His papers, which Shiona laboriously catalogued in the 1980s, occupy 40 feet of shelving at the National Library of Scotland, and are regularly consulted by academics (her detailed inventories can be found online here and here). His photographs, several thousand in all, are in the Scottish National Portrait Gallery, and are now accessible again with the recent re-opening of the refurbished building – they were the subject of exhibitions at the City Art Centre in 1982 and Dulwich Picture Gallery in 2008, as well as being shown in Weihai. And his paintings, ceramics and other artistic items are in the National Museums of Scotland, and the collection was the subject of an exhibition at the City Art Centre in 1982.
The recent Dulwich photo exhibition brought one further extraordinary re-connection, providing the opportunity for James Hung, the direct modern descendent of Confucius, to meet Clive Stewart-Lockhart, Antiques Roadshow expert and great-grandson of Sir James. This mirrored the 1904 meeting between the British official and Duke Kong, the then direct descendent of the Chinese sage, in Shandong. “I know Sir James would have been so proud to see them together”, says Shiona.
These photos show Reginald Johnston with Duke Kong in 1904 (Stewart-Lockhart Collection ; Clive Stewart-Lockhart with James Hung and his family at Dulwich in 2008 (Dulwich Picture Gallery) ; and the cover of Thistle and Bamboo.

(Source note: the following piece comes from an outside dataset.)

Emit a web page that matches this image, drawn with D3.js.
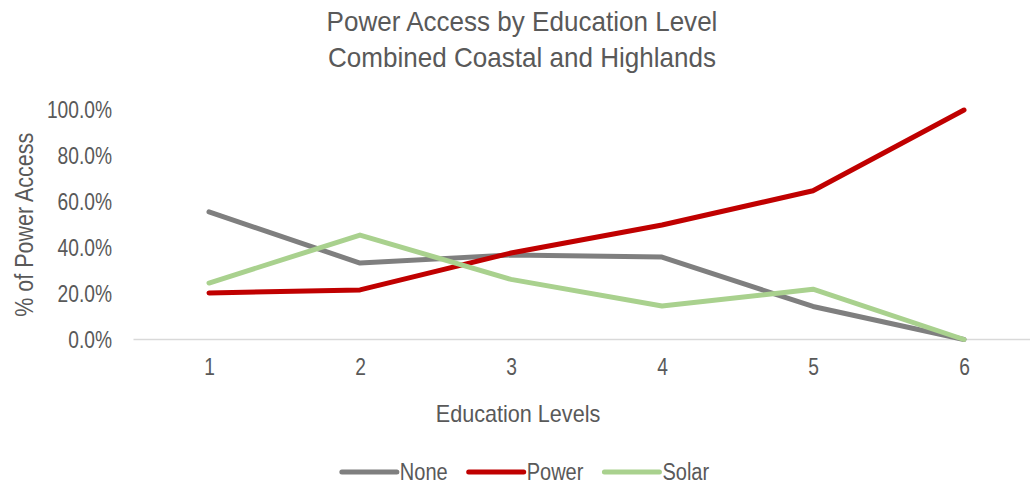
<!DOCTYPE html>
<html>
<head>
<meta charset="utf-8">
<script src="https://cdn.jsdelivr.net/npm/d3@7/dist/d3.min.js"></script>
<style>
  html, body { margin: 0; padding: 0; background: #fff; }
  svg { display: block; }
  text { font-family: "Liberation Sans", Arial, sans-serif; fill: #595959; }
</style>
</head>
<body>
<svg id="chart" width="1030" height="485"></svg>
<script>
// Education levels on the x axis
const categories = ["1", "2", "3", "4", "5", "6"];

// Share of households per access type (fractions)
const noneValues  = [0.556, 0.333, 0.368, 0.359, 0.144, 0.0];
const powerValues = [0.203, 0.216, 0.377, 0.499, 0.648, 1.0];
const solarValues = [0.246, 0.455, 0.262, 0.146, 0.219, 0.0];

const yTicks = [0, 0.2, 0.4, 0.6, 0.8, 1.0];

const seriesNames  = ["None", "Power", "Solar"];
const seriesColors = ["#7f7f7f", "#c00000", "#a9d18e"];

const series = [
  { name: seriesNames[0], values: noneValues,  color: seriesColors[0] },
  { name: seriesNames[1], values: powerValues, color: seriesColors[1] },
  { name: seriesNames[2], values: solarValues, color: seriesColors[2] }
];

const svg = d3.select("#chart");
const W = 1030;
const plot = { left: 133.5, right: 1039.5, top: 110, bottom: 339.5 };

const x = d3.scalePoint().domain(categories).range([plot.left, plot.right]).padding(0.5);
const y = d3.scaleLinear().domain([0, 1]).range([plot.bottom, plot.top]);

// Narrow the glyphs horizontally (no condensed face is available)
function condense(sel, k) {
  sel.each(function () {
    const len = this.getComputedTextLength();
    d3.select(this).attr("textLength", len * k).attr("lengthAdjust", "spacingAndGlyphs");
  });
}

// Title
const title = svg.append("text")
  .attr("text-anchor", "middle")
  .attr("font-size", 28);
title.append("tspan").attr("x", 522).attr("y", 31).text("Power Access by Education Level");
title.append("tspan").attr("x", 522).attr("y", 67).text("Combined Coastal and Highlands");
condense(title.selectAll("tspan"), 0.93);

// Y axis tick labels
const yAxis = d3.axisLeft(y)
  .tickValues(yTicks)
  .tickFormat(d3.format(".1%"))
  .tickSize(0)
  .tickPadding(0);
const gy = svg.append("g")
  .attr("transform", `translate(112,0)`)
  .call(yAxis);
gy.select(".domain").remove();
gy.selectAll("text")
  .attr("font-size", 24)
  .attr("fill", "#595959")
  .attr("font-family", null);
condense(gy.selectAll("text"), 0.8);

// X axis baseline and labels
const xAxis = d3.axisBottom(x).tickSize(0).tickPadding(18);
const gx = svg.append("g")
  .attr("transform", `translate(0,${plot.bottom})`)
  .call(xAxis);
gx.select(".domain")
  .attr("d", `M${plot.left},0H${W}`)
  .attr("stroke", "#d9d9d9")
  .attr("stroke-width", 1.5);
gx.selectAll("text")
  .attr("font-size", 24)
  .attr("fill", "#595959")
  .attr("font-family", null);
condense(gx.selectAll("text"), 0.8);

// Axis titles
const yTitle = svg.append("text")
  .attr("text-anchor", "middle")
  .attr("font-size", 25)
  .attr("transform", `translate(33,${(plot.top + plot.bottom) / 2}) rotate(-90)`)
  .text("% of Power Access");
condense(yTitle, 0.86);

const xTitle = svg.append("text")
  .attr("text-anchor", "middle")
  .attr("x", 518)
  .attr("y", 422)
  .attr("font-size", 24)
  .text("Education Levels");
condense(xTitle, 0.9);

// Series lines
const line = d3.line()
  .x((d, i) => x(categories[i]))
  .y(d => y(d));

svg.append("g")
  .selectAll("path")
  .data(series)
  .join("path")
  .attr("d", d => line(d.values))
  .attr("fill", "none")
  .attr("stroke", d => d.color)
  .attr("stroke-width", 5)
  .attr("stroke-linejoin", "round")
  .attr("stroke-linecap", "round");

// Legend: swatch line, label, laid out in a centred row
const swatch = 55, gap = 3, itemGap = 21;
const legend = svg.append("g").attr("transform", "translate(0,472)");
const items = legend.selectAll("g")
  .data(series)
  .join("g");
items.append("line")
  .attr("x1", 0).attr("x2", swatch)
  .attr("stroke", d => d.color)
  .attr("stroke-width", 5)
  .attr("stroke-linecap", "round");
const labels = items.append("text")
  .attr("x", swatch + gap)
  .attr("y", 8)
  .attr("font-size", 23)
  .text(d => d.name);
condense(labels, 0.87);

const widths = [];
labels.each(function () { widths.push(swatch + gap + (+this.getAttribute("textLength"))); });
const total = d3.sum(widths) + itemGap * (widths.length - 1);
let cursor = 525.5 - total / 2;
items.attr("transform", (d, i) => {
  const t = `translate(${cursor},0)`;
  cursor += widths[i] + itemGap;
  return t;
});
</script>
</body>
</html>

Shiona loves China with the same passion as Stewart-Lockhart and Johnston. “But I do not think I could have visited the country with my eyes so open had I not studied their lives so closely”, she admits, adding “they have filled my life with friendships and experiences I never dreamed I would have”. In her talk, she told of sitting on the verandah of the former Government House in Weihai, “surrounded by ghosts”.
But Shiona has not stopped pursuing the spirit of Stewart-Lockhart and Johnston. She is now working with the Hong Kong Museum of History on a 2013 exhibition on Weihai, and her full biography of Reginald Johnston will finally see the light of day in English later this year, too (see our later review here). The journey of historical friendship between Scotland and China will surely continue for some time yet.
Publication details – Shiona Airlie, Thistle and Bamboo – the life and times of Sir James Stewart Lockhart, Hong Kong University Press, 2010, ISBN 978-988-8028-92-4 paperback, 262 pages, 19 black and white illustrations, extensive notes and bibliography. It is available from Amazon or at the 'Scotland/China collection' in the Library of the Confucius Institute in Edinburgh.